Granted, Bond Rolexes don’t have the same pedigree as, say, Paul Newmans, but a Goldfinger watch still achieved a solid £48,488 at Fellows in 2018, and 007 purists will pay a pretty (money) penny for any alluded to in the books.
When I was younger though I dreamed of the 5513 from Live and Let Die. It was a sad day when I found out the bladed bezel-equipped watch Moore used to cut himself free was nothing but a prop. Almost as sad as when I had to watch Octopussy.
Hamilton Pulsar P2 2900 “Astronaut”
Even if you missed this little (now dated) number in Live and Let Die, you might have seen a different version of it in a much, much different film: Stanley Kubrick’s 2001, A Space Odyssey.
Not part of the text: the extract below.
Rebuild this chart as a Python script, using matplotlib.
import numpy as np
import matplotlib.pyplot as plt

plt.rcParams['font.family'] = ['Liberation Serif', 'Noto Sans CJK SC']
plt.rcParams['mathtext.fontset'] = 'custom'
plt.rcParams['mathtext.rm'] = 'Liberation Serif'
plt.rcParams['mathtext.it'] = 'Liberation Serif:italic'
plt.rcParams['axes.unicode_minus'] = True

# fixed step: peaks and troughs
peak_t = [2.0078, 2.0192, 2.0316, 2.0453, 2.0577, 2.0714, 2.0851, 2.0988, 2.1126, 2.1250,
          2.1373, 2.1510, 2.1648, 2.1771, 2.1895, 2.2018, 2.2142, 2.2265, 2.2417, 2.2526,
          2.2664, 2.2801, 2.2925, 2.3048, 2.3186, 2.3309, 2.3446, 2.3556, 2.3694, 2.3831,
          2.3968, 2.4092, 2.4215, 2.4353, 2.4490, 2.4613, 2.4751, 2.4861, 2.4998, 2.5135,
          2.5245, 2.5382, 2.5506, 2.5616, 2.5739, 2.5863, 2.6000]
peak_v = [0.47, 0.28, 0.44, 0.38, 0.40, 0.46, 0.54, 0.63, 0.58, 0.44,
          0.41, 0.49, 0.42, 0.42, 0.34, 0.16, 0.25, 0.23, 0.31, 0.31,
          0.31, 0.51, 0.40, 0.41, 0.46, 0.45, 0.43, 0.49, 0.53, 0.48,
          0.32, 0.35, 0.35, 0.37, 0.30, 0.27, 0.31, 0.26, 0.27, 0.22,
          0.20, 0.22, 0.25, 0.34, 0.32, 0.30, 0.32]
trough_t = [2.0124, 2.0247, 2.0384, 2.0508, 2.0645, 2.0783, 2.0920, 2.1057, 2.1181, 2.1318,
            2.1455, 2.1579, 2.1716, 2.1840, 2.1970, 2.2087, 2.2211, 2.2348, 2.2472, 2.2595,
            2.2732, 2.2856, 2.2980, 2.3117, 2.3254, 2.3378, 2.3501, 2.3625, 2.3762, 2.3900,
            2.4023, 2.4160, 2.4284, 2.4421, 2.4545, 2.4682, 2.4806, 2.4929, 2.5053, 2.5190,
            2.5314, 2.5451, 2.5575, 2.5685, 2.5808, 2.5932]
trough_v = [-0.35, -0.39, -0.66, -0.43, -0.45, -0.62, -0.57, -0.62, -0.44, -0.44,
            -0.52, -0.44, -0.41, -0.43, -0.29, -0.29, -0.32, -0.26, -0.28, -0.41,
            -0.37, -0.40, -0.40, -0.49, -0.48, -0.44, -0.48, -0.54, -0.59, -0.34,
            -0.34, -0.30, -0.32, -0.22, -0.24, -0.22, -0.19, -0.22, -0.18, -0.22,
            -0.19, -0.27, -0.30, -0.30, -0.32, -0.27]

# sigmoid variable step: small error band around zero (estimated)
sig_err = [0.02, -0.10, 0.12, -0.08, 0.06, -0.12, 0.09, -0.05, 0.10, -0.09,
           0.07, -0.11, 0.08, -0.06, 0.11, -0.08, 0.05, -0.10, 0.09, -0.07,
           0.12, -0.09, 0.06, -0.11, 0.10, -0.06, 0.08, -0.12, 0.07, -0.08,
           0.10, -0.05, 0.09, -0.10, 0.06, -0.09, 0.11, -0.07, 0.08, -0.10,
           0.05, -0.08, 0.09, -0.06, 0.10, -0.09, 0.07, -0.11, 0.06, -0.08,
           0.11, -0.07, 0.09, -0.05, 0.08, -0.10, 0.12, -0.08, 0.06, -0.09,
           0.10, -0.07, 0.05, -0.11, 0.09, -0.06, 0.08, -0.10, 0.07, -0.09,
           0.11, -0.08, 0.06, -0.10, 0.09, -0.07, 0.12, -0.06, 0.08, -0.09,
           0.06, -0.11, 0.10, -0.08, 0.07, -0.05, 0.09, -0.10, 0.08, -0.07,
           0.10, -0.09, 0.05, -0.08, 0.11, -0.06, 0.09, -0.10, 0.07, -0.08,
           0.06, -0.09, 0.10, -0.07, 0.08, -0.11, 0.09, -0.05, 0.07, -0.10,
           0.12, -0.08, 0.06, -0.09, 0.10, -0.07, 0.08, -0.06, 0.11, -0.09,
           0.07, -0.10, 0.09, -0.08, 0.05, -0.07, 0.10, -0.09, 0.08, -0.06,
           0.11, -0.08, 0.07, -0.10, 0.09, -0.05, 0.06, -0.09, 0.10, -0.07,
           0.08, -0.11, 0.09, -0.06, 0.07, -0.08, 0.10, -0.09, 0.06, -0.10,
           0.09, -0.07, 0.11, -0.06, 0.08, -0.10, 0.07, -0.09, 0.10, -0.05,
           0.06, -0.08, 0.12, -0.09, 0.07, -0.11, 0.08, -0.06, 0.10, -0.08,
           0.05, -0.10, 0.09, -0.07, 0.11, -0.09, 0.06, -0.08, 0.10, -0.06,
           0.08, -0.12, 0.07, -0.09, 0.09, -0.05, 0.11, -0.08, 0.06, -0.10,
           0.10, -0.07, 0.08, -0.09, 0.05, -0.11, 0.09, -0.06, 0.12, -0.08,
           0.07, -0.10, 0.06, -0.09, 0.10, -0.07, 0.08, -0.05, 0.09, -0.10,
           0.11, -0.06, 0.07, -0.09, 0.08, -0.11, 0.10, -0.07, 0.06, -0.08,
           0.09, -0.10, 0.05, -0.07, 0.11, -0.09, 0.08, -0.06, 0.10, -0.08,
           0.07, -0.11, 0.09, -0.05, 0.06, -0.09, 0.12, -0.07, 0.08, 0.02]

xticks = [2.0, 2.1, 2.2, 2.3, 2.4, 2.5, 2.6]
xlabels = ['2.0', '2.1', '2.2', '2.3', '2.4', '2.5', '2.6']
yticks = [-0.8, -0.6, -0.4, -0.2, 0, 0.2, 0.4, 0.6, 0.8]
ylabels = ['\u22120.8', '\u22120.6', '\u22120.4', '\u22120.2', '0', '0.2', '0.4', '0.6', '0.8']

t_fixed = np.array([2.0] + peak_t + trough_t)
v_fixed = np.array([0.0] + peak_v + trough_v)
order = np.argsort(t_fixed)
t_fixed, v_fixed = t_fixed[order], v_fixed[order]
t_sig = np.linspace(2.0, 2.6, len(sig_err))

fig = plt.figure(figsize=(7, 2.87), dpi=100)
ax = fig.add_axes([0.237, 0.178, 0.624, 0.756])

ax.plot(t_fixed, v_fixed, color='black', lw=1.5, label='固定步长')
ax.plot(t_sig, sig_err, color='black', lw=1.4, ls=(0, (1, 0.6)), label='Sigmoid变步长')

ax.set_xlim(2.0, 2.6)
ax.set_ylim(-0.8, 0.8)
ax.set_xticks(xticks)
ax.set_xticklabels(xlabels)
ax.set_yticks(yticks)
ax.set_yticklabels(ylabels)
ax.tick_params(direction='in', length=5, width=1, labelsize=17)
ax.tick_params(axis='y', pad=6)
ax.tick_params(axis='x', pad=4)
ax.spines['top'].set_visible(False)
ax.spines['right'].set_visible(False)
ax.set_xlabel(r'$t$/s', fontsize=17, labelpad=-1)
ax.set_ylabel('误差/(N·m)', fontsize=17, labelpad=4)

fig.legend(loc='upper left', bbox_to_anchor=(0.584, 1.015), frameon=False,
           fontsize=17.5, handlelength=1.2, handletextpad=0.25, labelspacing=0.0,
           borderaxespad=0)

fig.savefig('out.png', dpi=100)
The Pulsar was based on the concept watch created specifically for that film and, back when it came out, was ground-breaking.
It was the first fully-electric watch with no moving parts and, better yet, used the new-fangled magic of LEDs to indicate the time. It also looked like a miniaturised, nuclear-powered microwave which is… cool, I guess? And they say Bond’s style is timeless.
It might be more suited to Moonraker, but Hamilton’s attempt to keep 007’s gadgets cutting edge is one of the best simply by being the strangest. At the time it cost as much as a Rolex; now, not so much – in fact, there's a new edition out this year.